By: TheNigeriaLawyer
Published, Wednesday, June 1, 2022
A Court of Appeal sitting in Illorin on Thursday, 14th April, 2022 in Suit no. CA/IL/20/2021 upheld the provision of Section 12(2) of the National Industrial Court Act 2006 which permits the court to deviate from provisions of the Evidence Act in the interest of justice.
The judgement which was delivered in the case between MR VICTOR ADEGBOYU v UNITED BANK FOR AFRICA was delivered by Honourable Justice KENNETH IKECHUKWU AMADI, JCA.
The case which was an appeal from a decision of the National Industrial Court in NICN/IL/01/2019 wherein the court dismissed the Appellants claims of wrongful termination by the respondent was filed on the 23rd of October 2020 on Six Grounds, which included:
GROUND ONE: The learned trial Court erred in law in holding that Exhibit’ VG5 is an unsigned document thus, worthless, inadmissible in law and commands no judicial nor evidential value.
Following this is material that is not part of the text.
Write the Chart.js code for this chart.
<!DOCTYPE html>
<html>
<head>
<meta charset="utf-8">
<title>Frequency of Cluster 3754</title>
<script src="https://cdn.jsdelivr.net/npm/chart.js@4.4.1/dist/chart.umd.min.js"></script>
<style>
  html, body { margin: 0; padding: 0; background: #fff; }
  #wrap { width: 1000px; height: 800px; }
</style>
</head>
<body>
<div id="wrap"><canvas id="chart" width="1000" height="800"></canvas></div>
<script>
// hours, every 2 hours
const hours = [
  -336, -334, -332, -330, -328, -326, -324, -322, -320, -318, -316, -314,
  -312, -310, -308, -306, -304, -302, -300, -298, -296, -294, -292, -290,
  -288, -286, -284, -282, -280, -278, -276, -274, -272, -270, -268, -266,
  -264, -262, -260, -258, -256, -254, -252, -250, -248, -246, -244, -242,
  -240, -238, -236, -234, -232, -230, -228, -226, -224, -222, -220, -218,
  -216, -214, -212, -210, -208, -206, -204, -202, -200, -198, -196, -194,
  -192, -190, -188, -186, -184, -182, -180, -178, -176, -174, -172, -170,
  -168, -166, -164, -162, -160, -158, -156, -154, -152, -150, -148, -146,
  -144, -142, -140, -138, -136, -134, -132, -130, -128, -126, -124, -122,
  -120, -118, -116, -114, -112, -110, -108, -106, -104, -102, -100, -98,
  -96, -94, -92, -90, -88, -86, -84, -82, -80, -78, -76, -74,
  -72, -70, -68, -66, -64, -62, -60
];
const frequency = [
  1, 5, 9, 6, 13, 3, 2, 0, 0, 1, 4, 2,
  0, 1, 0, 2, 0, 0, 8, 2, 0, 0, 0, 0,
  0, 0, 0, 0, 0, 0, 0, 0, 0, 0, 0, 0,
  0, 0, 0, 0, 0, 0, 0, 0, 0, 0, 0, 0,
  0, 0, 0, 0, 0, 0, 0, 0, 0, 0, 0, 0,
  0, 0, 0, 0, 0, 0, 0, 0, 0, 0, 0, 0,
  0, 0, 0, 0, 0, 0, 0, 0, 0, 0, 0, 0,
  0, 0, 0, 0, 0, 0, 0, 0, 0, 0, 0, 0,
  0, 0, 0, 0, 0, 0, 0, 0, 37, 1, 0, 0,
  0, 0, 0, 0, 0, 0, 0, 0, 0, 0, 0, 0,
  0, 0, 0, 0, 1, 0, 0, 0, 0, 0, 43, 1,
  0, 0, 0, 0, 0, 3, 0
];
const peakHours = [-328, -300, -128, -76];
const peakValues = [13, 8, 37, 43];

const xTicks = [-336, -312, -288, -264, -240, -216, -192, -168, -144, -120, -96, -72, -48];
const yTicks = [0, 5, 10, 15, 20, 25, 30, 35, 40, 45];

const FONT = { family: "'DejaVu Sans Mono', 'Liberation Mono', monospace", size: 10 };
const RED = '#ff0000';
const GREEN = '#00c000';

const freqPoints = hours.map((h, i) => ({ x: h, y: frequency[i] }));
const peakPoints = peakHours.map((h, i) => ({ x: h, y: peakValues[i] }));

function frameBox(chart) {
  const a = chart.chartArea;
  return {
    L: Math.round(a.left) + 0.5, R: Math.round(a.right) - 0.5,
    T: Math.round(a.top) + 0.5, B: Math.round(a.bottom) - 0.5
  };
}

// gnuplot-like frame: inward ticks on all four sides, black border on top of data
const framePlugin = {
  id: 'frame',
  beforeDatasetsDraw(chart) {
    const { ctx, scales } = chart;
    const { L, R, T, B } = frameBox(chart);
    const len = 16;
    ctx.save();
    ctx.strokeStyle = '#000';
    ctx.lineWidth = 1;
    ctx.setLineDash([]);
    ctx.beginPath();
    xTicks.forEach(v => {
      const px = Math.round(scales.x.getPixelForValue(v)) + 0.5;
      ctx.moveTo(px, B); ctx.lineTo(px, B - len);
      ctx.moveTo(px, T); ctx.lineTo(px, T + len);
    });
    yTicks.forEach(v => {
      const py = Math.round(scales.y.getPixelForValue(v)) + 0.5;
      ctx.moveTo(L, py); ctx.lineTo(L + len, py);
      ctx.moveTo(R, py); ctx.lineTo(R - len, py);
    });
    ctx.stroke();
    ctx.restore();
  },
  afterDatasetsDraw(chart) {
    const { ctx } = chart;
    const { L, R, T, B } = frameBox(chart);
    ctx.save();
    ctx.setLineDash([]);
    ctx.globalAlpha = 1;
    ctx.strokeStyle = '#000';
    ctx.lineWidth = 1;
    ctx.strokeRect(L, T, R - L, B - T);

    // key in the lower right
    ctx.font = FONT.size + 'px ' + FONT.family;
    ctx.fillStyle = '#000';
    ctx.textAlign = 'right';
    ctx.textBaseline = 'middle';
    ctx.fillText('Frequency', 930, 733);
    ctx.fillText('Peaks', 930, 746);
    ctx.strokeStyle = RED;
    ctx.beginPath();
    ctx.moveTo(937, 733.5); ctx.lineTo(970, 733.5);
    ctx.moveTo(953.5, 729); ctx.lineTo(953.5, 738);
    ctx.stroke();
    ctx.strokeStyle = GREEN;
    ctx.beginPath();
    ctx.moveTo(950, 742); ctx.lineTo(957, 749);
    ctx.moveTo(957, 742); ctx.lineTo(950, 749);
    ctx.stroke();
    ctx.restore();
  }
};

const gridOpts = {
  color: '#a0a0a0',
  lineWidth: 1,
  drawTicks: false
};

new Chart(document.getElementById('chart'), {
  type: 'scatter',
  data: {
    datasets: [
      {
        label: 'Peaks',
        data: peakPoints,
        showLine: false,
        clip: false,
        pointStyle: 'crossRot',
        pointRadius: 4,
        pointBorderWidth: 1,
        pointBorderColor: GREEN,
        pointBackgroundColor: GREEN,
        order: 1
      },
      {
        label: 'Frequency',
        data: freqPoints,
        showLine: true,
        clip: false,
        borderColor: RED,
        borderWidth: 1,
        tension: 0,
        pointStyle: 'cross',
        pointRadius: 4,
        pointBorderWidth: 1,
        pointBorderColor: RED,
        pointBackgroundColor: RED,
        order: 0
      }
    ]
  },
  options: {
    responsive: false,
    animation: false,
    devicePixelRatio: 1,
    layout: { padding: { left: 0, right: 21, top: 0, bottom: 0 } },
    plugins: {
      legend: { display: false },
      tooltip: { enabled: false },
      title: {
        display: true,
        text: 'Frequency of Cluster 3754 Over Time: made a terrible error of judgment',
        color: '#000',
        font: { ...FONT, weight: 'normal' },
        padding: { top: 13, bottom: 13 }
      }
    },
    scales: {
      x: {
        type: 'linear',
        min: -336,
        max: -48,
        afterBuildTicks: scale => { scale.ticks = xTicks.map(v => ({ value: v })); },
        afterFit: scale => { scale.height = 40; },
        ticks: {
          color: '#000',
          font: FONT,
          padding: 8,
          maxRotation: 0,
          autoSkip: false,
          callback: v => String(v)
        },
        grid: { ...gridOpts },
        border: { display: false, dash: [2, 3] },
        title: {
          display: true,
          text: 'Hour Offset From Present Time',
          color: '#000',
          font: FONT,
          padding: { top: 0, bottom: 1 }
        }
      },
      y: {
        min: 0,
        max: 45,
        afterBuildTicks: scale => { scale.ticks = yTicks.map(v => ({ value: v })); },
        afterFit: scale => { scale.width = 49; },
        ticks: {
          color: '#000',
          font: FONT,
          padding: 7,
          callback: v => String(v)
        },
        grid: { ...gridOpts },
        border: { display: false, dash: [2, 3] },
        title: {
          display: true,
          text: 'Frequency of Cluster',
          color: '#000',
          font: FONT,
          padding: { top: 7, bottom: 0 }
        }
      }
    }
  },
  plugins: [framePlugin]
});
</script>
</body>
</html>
GROUND TWO: The learned trial Court erred in law in holding that Exhibit VG14 is a computer generated document and it is inadmissible in evidence having failed to comply with the provision of S.84 of the Evidence Act.
GROUND THREE: The learned trial court misdirected itself on the facts of the Appellant’s case when it held that the failure of the Appellant to tender his letter of appointment in evidence is fatal to his case and amounted to failure to prove his case.
In determining the appeal, two issues for determination were considered by the court:
1) Whether the trial Court was not wrong in dismissing the Appellant’s case on the ground of not tendering his letter of appointment in evidence. (Grounds: 3, 4, 5 and 6).
2) Whether the trial Court was not wrong in rejecting and refusing to rely on exhibit VG5 AND VG14 in determining the Appellant’s case. (Grounds: 1 and 2).
After entertaining arguments from both Counsel, the Court on issue held that it is not in all cases that failure to plead and tender the letter of employment that will be fatal to the case of the claimant in a case of wrongful termination of employment, where the terms of the contract of employment is not in issue as in this case and where there is otherwise ample evidence to establish the terms of the contract of employment, failure to tender the letter of appointment will not necessarily be fatal to the plaintiff’s case.
According to the appellate court, the learned trial judge went off tangent, stating that the case of the appellant was clearly misunderstood and misinterpreted. As the Appellant did not complain against breach of the terms of his contract of employment, his complaints were basically denial of “fair hearing” and failure to “follow the due process of law”.
On the second issue, the Court held that there was an exception to the general rule that an unsigned document had no evidential value, and it is when the authenticity and origination of the document is not in question. In applying this reasoning to the instant case, the Court of Appeal held that the fact that both parties front loaded and sought to rely on the unsigned document, there was an implication that they both agreed that the document existed and was authentic. In buttressing this point, the learned justice held that by the provisions of the National Industrial Court Act 2011 and the provisions of the Evidence Act 2006, the NCIN can depart from Section 84 of the Evidence Act 2011 which provides for stringent rules when it comes to document generated from the computer, and admit such document when both parties validate the existence and origin of the document.
According to the Court: “The National Industrial Court is a specialised Court established to handle labour and employment related matters for two specific reasons. The first reason is to ensure that such matters are determined expeditiously and without delay as opposed to trial in the ordinary courts. This reason is very crucial considering the fact that labour rights are primarily rights in personam as against rights in rem, in which case, time is of essence in determining such rights. Globally, the resolution of labour disputes is guided, among others, by this principle that: it is better to have a bad decision quickly than a good decision too later.”
The Court further validated Section 12(2) of the National Industrial Court Act, 2006 which allows it to depart from strict rules of evidence. It held: “In view of the foregoing, I hold that section 12(2) of the National Industrial Act 2006 ought to apply to this case and it is hereby applied, The lower Court ought to have departed from the provisions of section 84 of the Evidence Act 2011 which is hereby departed from. Consequently, the order of the lower court discountenancing and expunging the said exhibit VG14 is hereby set aside, the said exhibit VG14 is to be given its probative value. This issue is consequently resolved in favour of the Appellant and against the Respondent”
On this grounds, the Court upheld the appeal and set aside the dismissal of the appellant.